Via The Browser, here’s a gorgeous John Jeremiah Sullivan essay from a 2004 issue of GQ, in which he reports on his trip to a Christian Woodstock. Sullivan was a born-again as a teenager but fell away from the practice of faith. He might have gone to this thing to make fun of the lameness of Christian rock music — he has nothing good to say about it — but he met some young country dudes from West Virginia, and was taken by them, and by the people he saw at the festival. Excerpt:
I suspect that on some level—say, the conscious one—I didn’t want to be noticing what I noticed as we went. But I’ve been to a lot of huge public events in this country during the past five years, writing about sports or whatever, and one thing they all had in common was this weird implicit enmity that American males, in particular, seem to carry around with them much of the time. Call it a laughable generalization, fine, but if you spend enough late afternoons in stadium concourses, you feel it, something darker than machismo. Something a little wounded, and a little sneering, and just plain ready for bad things to happen. It wasn’t here. It was just…not. I looked for it, and I couldn’t find it. In the three days I spent at Creation, I saw not one fight, heard not one word spoken in anger, felt at no time even mildly harassed, and in fact met many people who were exceptionally kind. I realize they were all of the same race, all believed the same stuff, and weren’t drinking, but there were also 100,000 of them. What’s that about?
Why this peace? These West Virginia guys he hangs with, they’re hillbillies, and rough, and kind of dangerous. You can imagine that these were the kind of men who first followed the Nazarene rabbi.
Later, after talking about his own years as a Christian, and his falling-away, Sullivan writes:
My problem is not that I dream I’m in hell or that Mole is at the window. It isn’t that I feel psychologically harmed. It isn’t even that I feel like a sucker for having bought it all. It’s that I love Jesus Christ.
“The latchet of whose shoes I am not worthy to unloose.” I can barely write that. He was the most beautiful dude. Forget the Epistles, forget all the bullying stuff that came later. Look at what He said. Read The Jefferson Bible. Or better yet, read The Logia of Yeshua, by Guy Davenport and Benjamin Urrutia, an unadorned translation of all the sayings ascribed to Jesus that modern scholars deem authentic. There’s your man. His breakthrough was the aestheticization of weakness. Not in what conquers, not in glory, but in what’s fragile and what suffers—there lies sanity. And salvation. “Let anyone who has power renounce it,” he said. “Your father is compassionate to all, as you should be.” That’s how He talked, to those who knew Him.
Why should He vex me? Why is His ghost not friendlier? Why can’t I just be a good Enlightenment child and see in His life a sustaining example of what we can be, as a species?

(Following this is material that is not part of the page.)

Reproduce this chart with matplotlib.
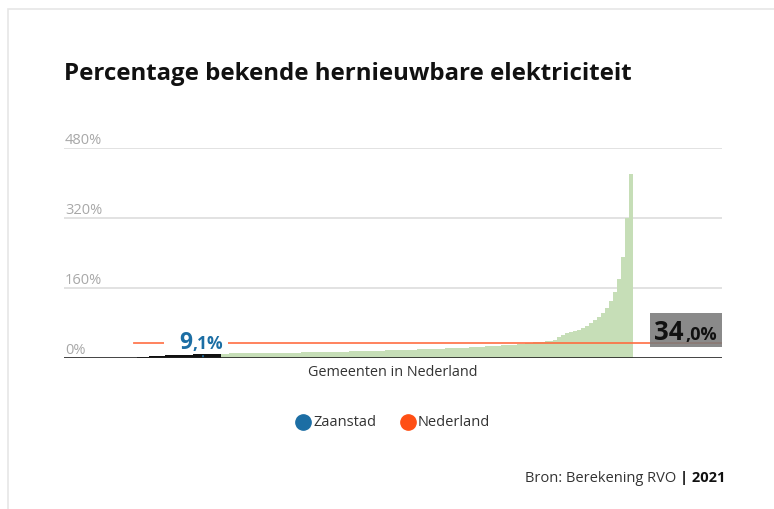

Because once you’ve known Him as God, it’s hard to find comfort in the man. The sheer sensation of life that comes with a total, all-pervading notion of being—the pulse of consequence one projects onto even the humblest things—the pull of that won’t slacken.

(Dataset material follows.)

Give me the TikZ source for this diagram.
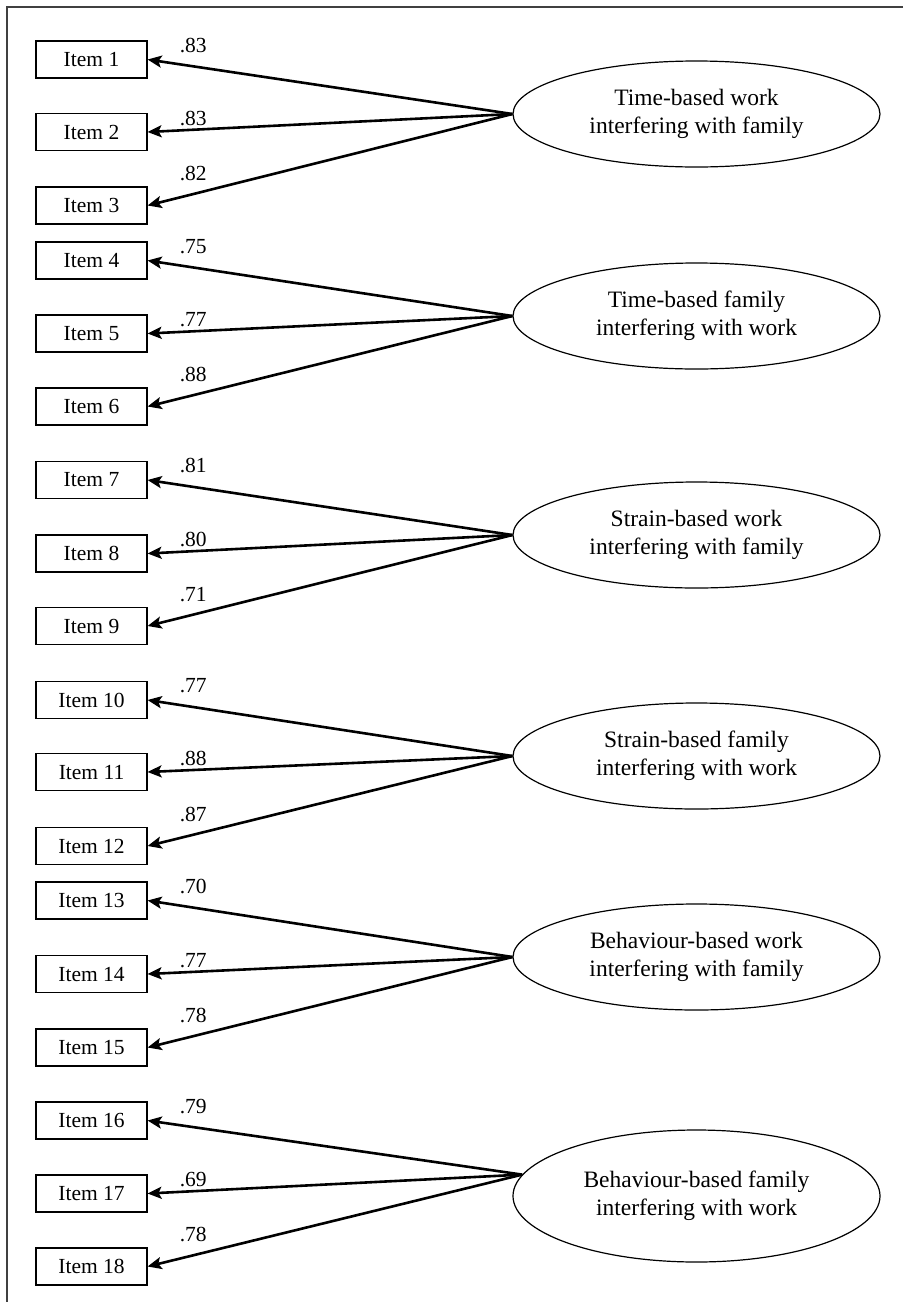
\documentclass[tikz,border=0pt]{standalone}
\usepackage{fontspec}
\setmainfont{Liberation Serif}
\usetikzlibrary{arrows.meta,shapes.geometric}
\begin{document}
\begin{tikzpicture}[x=1pt,y=-1pt,
  item/.style={draw, line width=1.1pt, minimum width=111pt, minimum height=37pt, inner sep=0pt, font=\fontsize{21.5}{24}\selectfont},
  factor/.style={draw, ellipse, line width=1.2pt, minimum width=367pt, minimum height=106pt, inner sep=0pt, align=center, font=\fontsize{23.5}{28}\selectfont},
  load/.style={line width=2.6pt, -{Stealth[length=14pt,width=12pt,inset=3pt]}},
  lbl/.style={font=\fontsize{21.5}{24}\selectfont, inner sep=0pt, anchor=base west},
  frame/.style={line width=1.2pt, black!75}]
\useasboundingbox (0,0) rectangle (903,1302);
\draw[frame] (903,7) -- (7,7) -- (7,1302);

% group 1
\node[item] (i1) at (91.5,59.5) {Item 1};
\node[item] (i2) at (91.5,132) {Item 2};
\node[item] (i3) at (91.5,205.5) {Item 3};
\node[factor] (f1) at (696.5,114) {Time-based work\\interfering with family};
% group 2
\node[item] (i4) at (91.5,260.5) {Item 4};
\node[item] (i5) at (91.5,333.5) {Item 5};
\node[item] (i6) at (91.5,406.5) {Item 6};
\node[factor] (f2) at (696.5,316) {Time-based family\\interfering with work};
% group 3
\node[item] (i7) at (91.5,480) {Item 7};
\node[item] (i8) at (91.5,553.5) {Item 8};
\node[item] (i9) at (91.5,626) {Item 9};
\node[factor] (f3) at (696.5,535) {Strain-based work\\interfering with family};
% group 4
\node[item] (i10) at (91.5,700) {Item 10};
\node[item] (i11) at (91.5,772) {Item 11};
\node[item] (i12) at (91.5,846) {Item 12};
\node[factor] (f4) at (696.5,756) {Strain-based family\\interfering with work};
% group 5
\node[item] (i13) at (91.5,900.5) {Item 13};
\node[item] (i14) at (91.5,974) {Item 14};
\node[item] (i15) at (91.5,1047.5) {Item 15};
\node[factor] (f5) at (696.5,957) {Behaviour-based work\\interfering with family};
% group 6
\node[item] (i16) at (91.5,1120.5) {Item 16};
\node[item] (i17) at (91.5,1193.5) {Item 17};
\node[item] (i18) at (91.5,1266.5) {Item 18};
\node[factor, minimum height=132pt] (f6) at (696.5,1196) {Behaviour-based family\\interfering with work};

\foreach \f/\a/\b/\c in {f1.west/i1/i2/i3, f2.west/i4/i5/i6, f3.west/i7/i8/i9, f4.west/i10/i11/i12, f5.west/i13/i14/i15, f6.173/i16/i17/i18}{
  \draw[load] (\f) -- (\a.east);
  \draw[load] (\f) -- (\b.east);
  \draw[load] (\f) -- (\c.east);
}

\node[lbl] (l1) at ([xshift=32pt,yshift=7.5pt]i1.east) {.83};
\node[lbl] (l2) at ([xshift=32pt,yshift=7pt]i2.east) {.83};
\node[lbl] (l3) at ([xshift=32pt,yshift=25pt]i3.east) {.82};
\node[lbl] (l4) at ([xshift=32pt,yshift=7.5pt]i4.east) {.75};
\node[lbl] (l5) at ([xshift=32pt,yshift=7pt]i5.east) {.77};
\node[lbl] (l6) at ([xshift=32pt,yshift=25pt]i6.east) {.88};
\node[lbl] (l7) at ([xshift=32pt,yshift=7.5pt]i7.east) {.81};
\node[lbl] (l8) at ([xshift=32pt,yshift=7pt]i8.east) {.80};
\node[lbl] (l9) at ([xshift=32pt,yshift=25pt]i9.east) {.71};
\node[lbl] (l10) at ([xshift=32pt,yshift=7.5pt]i10.east) {.77};
\node[lbl] (l11) at ([xshift=32pt,yshift=7pt]i11.east) {.88};
\node[lbl] (l12) at ([xshift=32pt,yshift=25pt]i12.east) {.87};
\node[lbl] (l13) at ([xshift=32pt,yshift=7.5pt]i13.east) {.70};
\node[lbl] (l14) at ([xshift=32pt,yshift=7pt]i14.east) {.77};
\node[lbl] (l15) at ([xshift=32pt,yshift=25pt]i15.east) {.78};
\node[lbl] (l16) at ([xshift=32pt,yshift=7.5pt]i16.east) {.79};
\node[lbl] (l17) at ([xshift=32pt,yshift=7pt]i17.east) {.69};
\node[lbl] (l18) at ([xshift=32pt,yshift=25pt]i18.east) {.78};
\end{tikzpicture}
\end{document}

And one has doubts about one’s doubts.
This whole account seems in some respects like a footnote to “A Good Man is Hard to Find.” Remember this?:
“Jesus was the only One that ever raised the dead,” The Misfit continued, “and He shouldn’t have done it. He shown everything off balance. If He did what He said, then it’s nothing for you to do but thow away everything and follow Him, and if He didn’t, then it’s nothing for you to do but enjoy the few minutes you got left the best way you can by killing somebody or burning down his house or doing some other meanness to him. No pleasure but meanness,” he said and his voice had become almost a snarl.

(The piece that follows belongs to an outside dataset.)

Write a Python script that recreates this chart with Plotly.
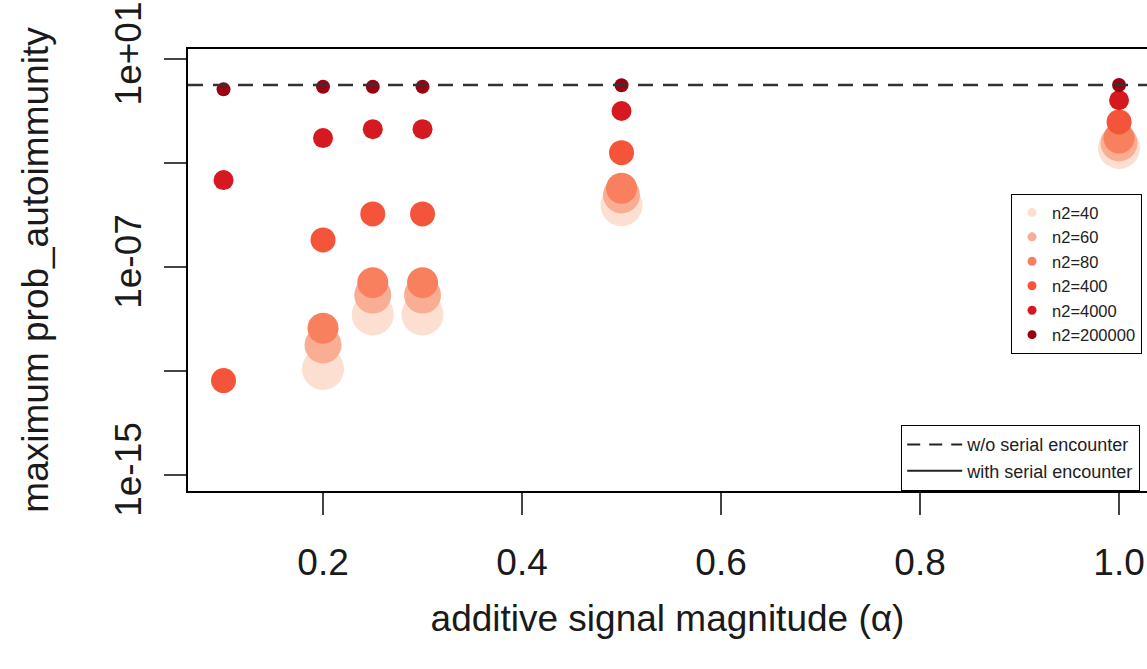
import plotly.graph_objects as go

# ---- data ----
alpha = [0.1, 0.2, 0.25, 0.3, 0.5, 1.0]
n2_labels = ["n2=40", "n2=60", "n2=80", "n2=400", "n2=4000", "n2=200000"]

# maximum prob_autoimmunity for each n2 (None = not shown / zero)
p_n2_40 = [None, 1.2e-11, 1.5e-9, 1.5e-9, 2.4e-5, 3.8e-3]
p_n2_60 = [None, 1.0e-10, 8.3e-9, 8.3e-9, 5.9e-5, 5.9e-3]
p_n2_80 = [None, 4.4e-10, 2.5e-8, 2.5e-8, 1.07e-4, 9.1e-3]
p_n2_400 = [4.3e-12, 1.1e-6, 1.1e-5, 1.1e-5, 2.5e-3, 3.8e-2]
p_n2_4000 = [2.2e-4, 9.1e-3, 2.0e-2, 2.0e-2, 0.10, 0.26]
p_n2_200000 = [0.68, 0.86, 0.86, 0.86, 0.98, 1.0]

reference_prob = 1.0  # w/o serial encounter (horizontal reference)

x_range = [0.0643, 1.0281]
y_range_log = [-15.615, 1.385]
y_tickvals = [1e1, 1e-3, 1e-7, 1e-11, 1e-15]
y_ticktext = ["1e+01", "", "1e-07", "", "1e-15"]
x_tickvals = [0.2, 0.4, 0.6, 0.8, 1.0]
x_ticktext = ["0.2", "0.4", "0.6", "0.8", "1.0"]

series = [p_n2_40, p_n2_60, p_n2_80, p_n2_400, p_n2_4000, p_n2_200000]
colors = ["#FCDFD0", "#F9AE94", "#F8805F", "#F4553A", "#D41A20", "#9B0010"]
sizes = [42, 37, 31, 25, 20, 14]

FONT = "Liberation Sans, Arial, Helvetica, sans-serif"
TXT = "#1a1a1a"

fig = go.Figure()
for lab, vals, col, sz in zip(n2_labels, series, colors, sizes):
    fig.add_trace(go.Scatter(
        x=alpha, y=vals, mode="markers",
        marker=dict(color=col, size=sz, line=dict(width=0)),
        showlegend=False, hoverinfo="skip"))

# horizontal reference line across the whole plot region (drawn on top)
fig.add_trace(go.Scatter(
    x=x_range, y=[reference_prob, reference_prob], mode="lines",
    line=dict(color="#333", width=2.5, dash="15px,10px"),
    showlegend=False, hoverinfo="skip"))

for lab, col in zip(n2_labels, colors):
    fig.add_trace(go.Scatter(
        x=[None], y=[None], mode="markers", name=lab,
        marker=dict(color=col, size=9), legend="legend", legendgroup=lab))

fig.add_trace(go.Scatter(
    x=[None], y=[None], mode="lines", name="w/o serial encounter",
    line=dict(color="#222", width=2, dash="13px,9px"), legend="legend2"))
fig.add_trace(go.Scatter(
    x=[None], y=[None], mode="lines", name="with serial encounter",
    line=dict(color="#222", width=2), legend="legend2"))

fig.update_layout(
    template="none",
    width=1147, height=669,
    margin=dict(l=188, r=0, t=49, b=178, autoexpand=False),
    paper_bgcolor="white", plot_bgcolor="white",
    font=dict(family=FONT, color=TXT, size=37),
    xaxis=dict(
        range=x_range, tickmode="array", tickvals=x_tickvals, ticktext=x_ticktext,
        ticks="outside", ticklen=22, tickwidth=1.5, tickcolor="#444",
        showline=True, linecolor="black", linewidth=1.5, mirror=True,
        showgrid=False, zeroline=False, tickfont=dict(size=37, family=FONT, color=TXT),
        ticklabelstandoff=16,
        title=dict(text="additive signal magnitude (α)", font=dict(size=37, family=FONT, color=TXT), standoff=23),
    ),
    yaxis=dict(
        type="log", range=y_range_log, tickmode="array", tickvals=y_tickvals, ticktext=y_ticktext,
        tickangle=-90, ticks="outside", ticklen=22, tickwidth=1.5, tickcolor="#444",
        showline=True, linecolor="black", linewidth=1.5, mirror=False,
        showgrid=False, zeroline=False, tickfont=dict(size=37, family=FONT, color=TXT),
        ticklabelstandoff=8,
        title=dict(text="maximum prob_autoimmunity", font=dict(size=37, family=FONT, color=TXT), standoff=49),
    ),
    legend=dict(
        x=0.858, y=0.672, xanchor="left", yanchor="top", xref="paper", yref="paper",
        bgcolor="white", bordercolor="black", borderwidth=1.2,
        font=dict(size=16.5, family=FONT, color="#222"), tracegroupgap=0,
        itemwidth=30,
    ),
    legend2=dict(
        x=0.7435, y=0.0, xanchor="left", yanchor="bottom", xref="paper", yref="paper",
        bgcolor="white", bordercolor="black", borderwidth=1.2,
        font=dict(size=18, family=FONT, color="#222"),
        itemwidth=55,
    ),
)

fig.write_html("out.html")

“Maybe He didn’t raise the dead,” the old lady mumbled, not knowing what she was saying and feeling so dizzy that she sank down in the ditch with her legs twisted under her.
“I wasn’t there so I can’t say He didn’t,” The Misfit said. “I wisht I had of been there,” he said, hitting the ground with his fist. “It ain’t right I wasn’t there because if I had of been there I would of known. Listen lady,” he said in a high voice, “if I had of been there I would of known and I wouldn’t be like I am now.”
His voice seemed about to crack and the grandmother’s head cleared for an instant. She saw the man’s face twisted close to her own as if he were going to cry and she murmured, “Why you’re one of my babies. You’re one of my own children !” She reached out and touched him on the shoulder. The Misfit sprang back as if a snake had bitten him and shot her three times through the chest. Then he put his gun down on the ground and took off his glasses and began to clean them.